Security analysts say that, as the Zetas have grown in influence, their ranks have been filled with young thugs, many of whom are almost rogue in their behaviour and near impossible to control.

"These new players ... are doing things that might not be sanctioned by the leadership," said a senior US law enforcement official working in Mexico, speaking on condition of anonymity.

"Their outrageous behaviour has made them the big target of the government," added the officer in an interview with Ioan Grillo, a British journalist who has become a leading expert on the cartels the subject of his acclaimed book El Narco: Inside Mexico's Criminal Insurgency.

The brutal acts carried out by these young psychopaths is often accompanied by narcomensajes (narcomessages), usually banners left by the perpetrators at the crime scene.

Narcomensajes may contain warnings to rivals and enemies, lay claim to territorial control or make threats to the media. They are always aimed at intimidation or compelling the authorities to change policies.

Such is the prevalence of cartel-inspired violence in almost every sphere of Mexican society that it has also given rise to a narcocultura – a value system glorifying brutal violence and adding a spiritual meaning to actions such as ritualised killings, beheadings and torture. According to Antônio Sampaio, a research assistant at the International Institute for Strategic Studies, some cartel members have even developed a spiritual interpretation of criminality, associating their methods with cults of folk saints not recognised by the Catholic Church, such as Jesus Malverde (Angel of the Poor) or La Santa Muerte (Saint Death). In the past few years decapitated bodies, heads burned in ritualised fashion and bowls of blood have been found near shrines to La Santa Muerte.

Watching this spiral of violence closely is Mexico's giant neighbour, the United States. In the wake of Mexico's presidential elections, a nervous US administration and security apparatus will no doubt be monitoring President Pena Nieto whose PRI party ruled Mexico for most of the twentieth century until 2000 – a time during which the cartels' power soared amid widespread corruption and weak institutions.

Many in the US State Department, the country's Drug Enforcement Administration (DEA) and at CIA headquarters at Langley are already wondering whether Mr Pena Nieto's election might be the start of a Mexican presidency tempted to cut deals with its mafia to reduce violence in exchange for turning a blind eye to drug shipments or cracking down on cartel kingpins.

US fears are understandable because, unlike American mafia gangs, Los Zetas, with its unlimited funds and access to weaponry, has the capacity to wreak criminal havoc on US soil.
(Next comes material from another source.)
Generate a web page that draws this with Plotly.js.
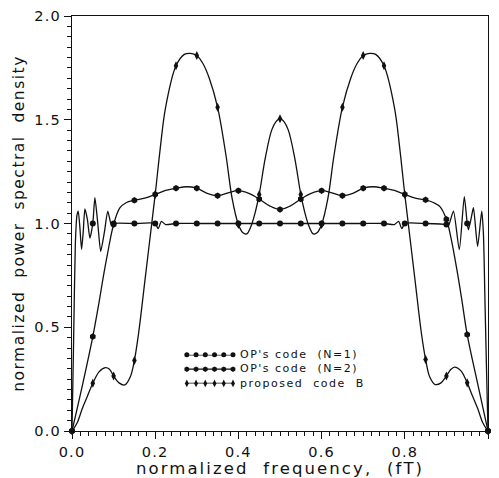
<!DOCTYPE html>
<html>
<head>
<meta charset="utf-8">
<script src="https://cdn.plot.ly/plotly-3.0.1.min.js"></script>
<style>
  body { margin: 0; padding: 0; background: #fff; }
  #chart { width: 499px; height: 478px; }
  .xtitle { letter-spacing: 2.1px; }
  .ytitle { letter-spacing: 1.5px; }
  .xtick text, .ytick text { letter-spacing: 1.2px; }
  .annotation-text-g text { letter-spacing: 1.5px; }
</style>
</head>
<body>
<div id="chart"></div>
<script>
// ---- data ----
// "proposed code B" : large swings (peaks ~1.82 near 0.28 / 0.72, centre peak 1.5)
const codeBX = [0, 0.0125, 0.025, 0.0375, 0.05, 0.065, 0.08, 0.09, 0.1, 0.113, 0.127, 0.14, 0.15, 0.16, 0.175, 0.1875, 0.2, 0.212, 0.225, 0.25, 0.27, 0.285, 0.3, 0.315, 0.33, 0.35, 0.37, 0.385, 0.4, 0.41, 0.42, 0.43, 0.44, 0.45, 0.465, 0.48, 0.49, 0.5,
  0.51, 0.52, 0.535, 0.55, 0.56, 0.57, 0.58, 0.59, 0.6, 0.615, 0.63, 0.65, 0.67, 0.685, 0.7, 0.715, 0.73, 0.75, 0.775, 0.788, 0.8, 0.8125, 0.825, 0.84, 0.85, 0.86, 0.873, 0.887, 0.9, 0.91, 0.92, 0.935, 0.95, 0.9625, 0.975, 0.9875, 1];
const codeBY = [0, 0.04, 0.11, 0.17, 0.23, 0.285, 0.305, 0.298, 0.265, 0.232, 0.222, 0.26, 0.34, 0.47, 0.72, 0.93, 1.14, 1.36, 1.56, 1.76, 1.815, 1.82, 1.81, 1.77, 1.70, 1.56, 1.33, 1.12, 0.995, 0.957, 0.95, 0.985, 1.05, 1.14, 1.32, 1.45, 1.49, 1.505,
  1.49, 1.45, 1.32, 1.14, 1.05, 0.985, 0.95, 0.957, 0.995, 1.12, 1.33, 1.56, 1.70, 1.77, 1.81, 1.82, 1.815, 1.76, 1.56, 1.36, 1.14, 0.93, 0.72, 0.47, 0.345, 0.26, 0.224, 0.232, 0.265, 0.295, 0.308, 0.29, 0.232, 0.17, 0.11, 0.04, 0];

// "OP's code (N=2)" : wavy curve around 1.15
const opN2X = [0, 0.025, 0.05, 0.065, 0.075, 0.085, 0.1, 0.115, 0.13, 0.15, 0.175, 0.2, 0.225, 0.25, 0.275, 0.3, 0.325, 0.35, 0.375, 0.4, 0.425, 0.45, 0.475, 0.5,
  0.525, 0.55, 0.575, 0.6, 0.625, 0.65, 0.675, 0.7, 0.725, 0.75, 0.775, 0.8, 0.825, 0.85, 0.87, 0.885, 0.9, 0.91, 0.925, 0.937, 0.95, 0.975, 1];
const opN2Y = [0, 0.22, 0.455, 0.62, 0.74, 0.85, 0.995, 1.075, 1.1, 1.112, 1.122, 1.14, 1.16, 1.17, 1.177, 1.17, 1.145, 1.134, 1.148, 1.158, 1.145, 1.118, 1.085, 1.068,
  1.085, 1.118, 1.145, 1.158, 1.148, 1.134, 1.145, 1.17, 1.177, 1.17, 1.16, 1.14, 1.122, 1.114, 1.1, 1.08, 1.02, 0.94, 0.78, 0.633, 0.465, 0.23, 0];

// "OP's code (N=1)" : flat at 1.0 with ripples near both edges
const opN1X = [0, 0.004, 0.008, 0.012, 0.015, 0.019, 0.023, 0.027, 0.031, 0.037, 0.043, 0.05, 0.055, 0.062, 0.069, 0.078, 0.086, 0.095, 0.1, 0.15, 0.2, 0.207, 0.215, 0.225, 0.25, 0.3, 0.35, 0.4, 0.45, 0.5,
  0.55, 0.6, 0.65, 0.7, 0.75, 0.775, 0.785, 0.793, 0.8, 0.85, 0.9, 0.905, 0.917, 0.931, 0.943, 0.95, 0.953, 0.96, 0.965, 0.975, 0.985, 0.989, 0.993, 0.997, 1];
const opN1Y = [0, 0.45, 0.9, 1.04, 1.06, 0.98, 0.875, 0.96, 1.07, 1.02, 0.93, 1.0, 1.125, 1.0, 0.866, 0.96, 1.06, 0.99, 1.0, 1.0, 1.0, 0.975, 1.01, 0.995, 1.0, 1.0, 1.0, 1.0, 1.0, 1.0,
  1.0, 1.0, 1.0, 1.0, 1.0, 0.995, 1.01, 0.975, 1.0, 1.0, 0.995, 0.99, 1.06, 0.874, 1.13, 1.0, 0.97, 1.03, 1.076, 0.89, 1.06, 0.95, 0.6, 0.25, 0];

// legend
const legendLabels = ["OP's code\u00A0\u00A0(N=1)", "OP's code\u00A0\u00A0(N=2)", "proposed\u00A0\u00A0code\u00A0\u00A0B"];
const legendRows = [3, 2, 1];
const legendSampleX = [0, 1, 2, 3, 4, 5];

const xTickVals = [0, 0.2, 0.4, 0.6, 0.8, 1.0];
const xTickText = ['0.0', '0.2', '0.4', '0.6', '0.8', '1.0'];
const yTickVals = [0, 0.5, 1.0, 1.5, 2.0];
const yTickText = ['0.0', '0.5', '1.0', '1.5', '2.0'];

// ---- styling ----
const INK = '#111';
const series = [
  {x: opN1X, y: opN1Y, symbol: 'circle', size: 6, smooth: 0.6},
  {x: opN2X, y: opN2Y, symbol: 'hexagon', size: 6.5, smooth: 1},
  {x: codeBX, y: codeBY, symbol: 'diamond-tall', size: 6.5, smooth: 1}
];

function onMarkGrid(v) { return Math.abs(v * 20 - Math.round(v * 20)) < 1e-9; }

const traces = [];
series.forEach(s => {
  traces.push({
    x: s.x, y: s.y, type: 'scatter', mode: 'lines',
    line: {color: INK, width: 1.3, shape: 'spline', smoothing: s.smooth},
    hoverinfo: 'skip', showlegend: false
  });
  const mx = [], my = [];
  s.x.forEach((v, i) => { if (onMarkGrid(v)) { mx.push(v); my.push(s.y[i]); } });
  traces.push({
    x: mx, y: my, type: 'scatter', mode: 'markers', cliponaxis: false,
    marker: {color: INK, size: s.size, symbol: s.symbol, line: {width: 0}},
    hoverinfo: 'skip', showlegend: false
  });
});

// legend samples on an inset axis, rows aligned with a 3-line text block
const FONT_LEG = 11;
const LINE_PX = FONT_LEG * 1.3;
const PLOT_H = 478 - 16 - 47;
const LEG_CENTER = 0.149;
const LEG_HALF = LINE_PX / PLOT_H;
const LEG_X = [0.276, 0.387];
const LEG_Y = [LEG_CENTER - LEG_HALF, LEG_CENTER + LEG_HALF];
series.forEach((s, i) => {
  traces.push({
    x: legendSampleX, y: legendSampleX.map(() => legendRows[i]),
    xaxis: 'x2', yaxis: 'y2', type: 'scatter', mode: 'lines+markers',
    line: {color: INK, width: 1.2},
    marker: {color: INK, size: s.size - 1, symbol: s.symbol},
    hoverinfo: 'skip', showlegend: false, cliponaxis: false
  });
});

const annotations = [{
  text: legendLabels.join('<br>'), x: 0.399, y: LEG_CENTER,
  xref: 'paper', yref: 'paper', align: 'left',
  xanchor: 'left', yanchor: 'middle', showarrow: false,
  font: {size: FONT_LEG, color: INK, family: 'DejaVu Sans'}
}];

const layout = {
  width: 499, height: 478,
  margin: {l: 72, r: 11, t: 16, b: 47},
  paper_bgcolor: '#fff', plot_bgcolor: '#fff',
  showlegend: false,
  font: {family: 'DejaVu Sans', color: INK},
  xaxis: {
    range: [0, 1], tickvals: xTickVals, ticktext: xTickText,
    ticks: 'outside', ticklen: 7, tickwidth: 1, tickcolor: INK,
    showline: true, linecolor: INK, linewidth: 1.2, mirror: true,
    showgrid: false, zeroline: false,
    minor: {dtick: 0.02, tick0: 0, ticks: 'outside', ticklen: 4, tickwidth: 1, tickcolor: INK, showgrid: false},
    tickfont: {size: 14.5, color: INK},
    title: {text: 'normalized\u00A0\u00A0frequency,\u00A0\u00A0(fT)', font: {size: 16.5, color: INK}, standoff: 2},
    automargin: false
  },
  yaxis: {
    range: [0, 2], tickvals: yTickVals, ticktext: yTickText,
    ticks: 'outside', ticklen: 7, tickwidth: 1, tickcolor: INK,
    showline: true, linecolor: INK, linewidth: 1.2, mirror: true,
    showgrid: false, zeroline: false,
    minor: {dtick: 0.05, tick0: 0, ticks: 'outside', ticklen: 4, tickwidth: 1, tickcolor: INK, showgrid: false},
    tickfont: {size: 14.5, color: INK},
    title: {text: 'normalized\u00A0\u00A0power\u00A0\u00A0spectral\u00A0\u00A0density', font: {size: 15.5, color: INK}, standoff: 5},
    automargin: false
  },
  xaxis2: {domain: LEG_X, range: [0, 5], visible: false, fixedrange: true, anchor: 'y2'},
  yaxis2: {domain: LEG_Y, range: [1, 3], visible: false, fixedrange: true, anchor: 'x2'},
  annotations: annotations
};

Plotly.newPlot('chart', traces, layout, {staticPlot: true, displayModeBar: false});
</script>
</body>
</html>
The FBI estimates the cartel has already penetrated hundreds of US cities by using local criminal gangs as proxies, and it is likely to have links with listed terrorist organisations.

For Mexico itself the implications of a continued drug war at the current levels are profound. For example, just where do the billions of dirty drugs dollars go to? As Grillo, who has made some of the most detailed coverage of the cartels has highlighted, bankers believe it helped keep the peso afloat during the world economic crisis from 2008 to 2009. For Mexico, fears over uncontrollable narco power has led to concerns that it may become a failed state. But, as Grillo says, perhaps a more accurate prediction would be the possibility of "state capture" whereby "drug oligarchs and mafia capitalists seize control of chunks of state apparatus" as happened in Eastern Europe.

For the time being the scarcely believable brutality connected to the narco war will continue on Mexico's streets and many innocent people will be caught in the crossfire.

One Mexican school guidance counsellor who deals with students affected by the violence described recently how one female student told him about a neighbour who was tortured, shot, hung and burned by cartel hitmen.

"The student told me how they left the victim's heart in a box for his wife," the counsellor recalled. "They know how to make you suffer," the student insisted.